Making progress measurable and decision-ready

Delivery leadership requires clear reporting that connects activity to outcomes, investment logic and institutional priorities.

Typical focus areas include:
  • Executive KPI frameworks and reporting cadences
  • Benefits tracking and milestone evidence
  • Portfolio dashboards and decision packs
  • Intervention triggers for risks and delays

These tools improve executive confidence and make course correction faster when programmes face pressure.

Procurement, suppliers & multi-stakeholder execution

Delivery across complex ecosystems

Large transformations often depend on contracts, suppliers and institutional coordination beyond a single team or department.

Use cases include:
  • Supplier governance and delivery assurance
  • Procurement alignment with implementation phases
  • Cross-functional coordination across business and IT
  • Contractual accountability linked to delivery outcomes

This is particularly relevant in international organisations, public-sector environments and large enterprise programmes.

Representative scope

Delivery in high-trust environments

Programme and service delivery can support institutions where control, traceability and continuity are essential throughout change.

Representative scope includes:
  • Mission-critical transformation programmes
  • International organisations and multilateral operations
  • Enterprise digital backbone and service modernisation
  • Regulated and high-trust institutional environments

Across these contexts, strong delivery translates ambition into stable operational outcomes.

Typical deliverables

Programme and service delivery produces practical artefacts that structure execution, govern transition and support measurable outcomes.

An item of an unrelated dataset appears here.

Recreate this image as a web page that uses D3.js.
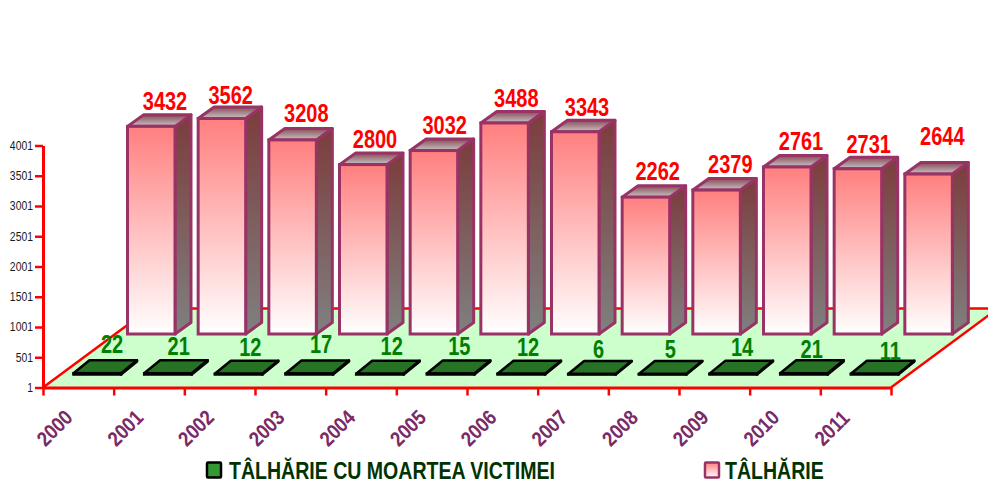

  • Programme governance frameworks and mobilisation packs
  • Integrated delivery plans, RAID structures and cadence models
  • Service transition and operational readiness materials
  • Executive dashboards, KPI frameworks and benefits tracking
  • Supplier governance packs and implementation assurance artefacts
  • Stabilisation plans and operational handover models

Delivery authority is demonstrated when complex change remains controlled, reviewable and operational from concept through sustained service.